私が辛い時期をなんとか乗り越えてこれた理由としては、
- 落ち込んだり興味が持てない時は、現実逃避しても良し。(旅行はオススメ!)
- 無理に自分を追い込まないこと。
- 時には、周囲の力を頼ってみる。(愚痴ったり、遊んだり。褒めて!と頼んでも良し!)
- 体調と心は繋がっているので、ちょっとした変化も侮らずに。
- とにかく睡眠をたっぷりとるようにする。
・・・など、これらがポイントだったのではと思っています。
海外にいることで、自分でも意識しないうちにストレスやショックを感じていた、ということもあるので、自分でリラックスできる方法や「ルーティーン」を探しておくといいかもしれません。
海外在住の元上司から「疲れたら寝る」というシンプルなリセット方法を教えてもらいました。 頭が冴えてしまってとか、くよくよしすぎて眠れない時は、ストレッチしたりして少し体を疲れさせて寝る、というのをやっています。
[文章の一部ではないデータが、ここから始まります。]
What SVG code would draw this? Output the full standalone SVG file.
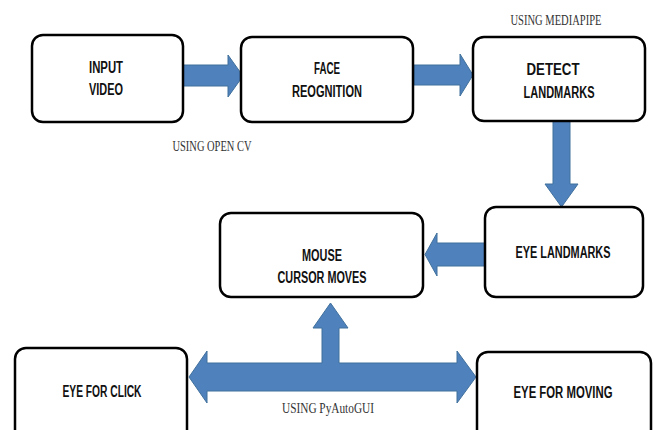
<svg xmlns="http://www.w3.org/2000/svg" width="654" height="430" viewBox="0 0 654 430">
  <style>
    .box { fill: #ffffff; stroke: #000000; stroke-width: 2.5; }
    .lbl { font-family: "Liberation Sans", Arial, sans-serif; font-weight: bold; font-size: 16px; fill: #111111; text-anchor: middle; }
    .note { font-family: "Liberation Serif", "Times New Roman", serif; font-size: 14px; fill: #333333; text-anchor: middle; }
    .arrow { fill: #4f81bd; stroke: #41719c; stroke-width: 1; stroke-linejoin: miter; }
  </style>
  <rect width="654" height="430" fill="#ffffff"/>

  <!-- block arrows between the stages -->
  <g id="connectors">
    <polygon class="arrow" points="183,65 228,65 228,55 243,76 228,97 228,86 183,86"/>
    <polygon class="arrow" points="414,65 460,65 460,54 473,75 460,96 460,85 414,85"/>
    <polygon class="arrow" points="553,121 570,121 570,184 578,184 561.5,207 545,184 553,184"/>
    <polygon class="arrow" points="485,243 437,243 437,233 425,254.5 437,276 437,266 485,266"/>
    <polygon class="arrow" points="189,377 207,351 207,363 322,363 322,328 313,328 330.5,303 348,328 339,328 339,363 457,363 457,351 476,377 457,403 457,391 207,391 207,403"/>
  </g>

  <g id="input-video">
    <rect class="box" x="32" y="35" width="151" height="87" rx="11"/>
    <text class="lbl" x="106" y="73" textLength="34" lengthAdjust="spacingAndGlyphs">INPUT</text>
    <text class="lbl" x="106" y="95" textLength="34" lengthAdjust="spacingAndGlyphs">VIDEO</text>
  </g>

  <g id="face-recognition">
    <rect class="box" x="241" y="37" width="172" height="85" rx="11"/>
    <text class="lbl" x="327" y="74" textLength="26" lengthAdjust="spacingAndGlyphs">FACE</text>
    <text class="lbl" x="327" y="97" textLength="70" lengthAdjust="spacingAndGlyphs">REOGNITION</text>
  </g>

  <g id="detect-landmarks">
    <rect class="box" x="473" y="37" width="172" height="84" rx="11"/>
    <text class="lbl" x="553" y="75" textLength="53" lengthAdjust="spacingAndGlyphs">DETECT</text>
    <text class="lbl" x="559" y="98" textLength="71" lengthAdjust="spacingAndGlyphs">LANDMARKS</text>
  </g>

  <g id="eye-landmarks">
    <rect class="box" x="485" y="207" width="158" height="90" rx="11"/>
    <text class="lbl" x="563" y="258" textLength="95" lengthAdjust="spacingAndGlyphs">EYE LANDMARKS</text>
  </g>

  <g id="mouse-cursor">
    <rect class="box" x="220" y="213" width="203" height="84" rx="11"/>
    <text class="lbl" x="322" y="261" textLength="40" lengthAdjust="spacingAndGlyphs">MOUSE</text>
    <text class="lbl" x="322" y="283" textLength="89" lengthAdjust="spacingAndGlyphs">CURSOR MOVES</text>
  </g>

  <g id="eye-click">
    <rect class="box" x="15" y="348" width="172" height="95" rx="11"/>
    <text class="lbl" x="102" y="397" textLength="79" lengthAdjust="spacingAndGlyphs">EYE FOR CLICK</text>
  </g>

  <g id="eye-moving">
    <rect class="box" x="477" y="352" width="174" height="95" rx="11"/>
    <text class="lbl" x="563" y="398" textLength="99" lengthAdjust="spacingAndGlyphs">EYE FOR MOVING</text>
  </g>

  <!-- library notes -->
  <g id="notes">
    <text class="note" x="556" y="25" textLength="91" lengthAdjust="spacingAndGlyphs">USING MEDIAPIPE</text>
    <text class="note" x="212" y="151" textLength="79" lengthAdjust="spacingAndGlyphs">USING OPEN CV</text>
    <text class="note" x="328" y="413" textLength="92" lengthAdjust="spacingAndGlyphs">USING PyAutoGUI</text>
  </g>
</svg>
慣れる方法や期間も個人差がありますが、その状況を楽しむことも大事ですよね。
楽しむコツについては、こちらで詳しく書いています♪
海外赴任で行き詰ったら、ぜひ今回の記事も参考に「他の人もそうなんだ~」と気を楽にしてもらえたら嬉しいです。
最後までお読みいただき、ありがとうございました。
海外で「日本にいる時はそうじゃなかったのに、こっちに来てから何か違う…」という自分の中の心の動きを見た時に、こうしたアプローチがあることを知って、「なんだ~研究されてるぐらい、みんなあるんだ~」と、すごく気が楽になったんです。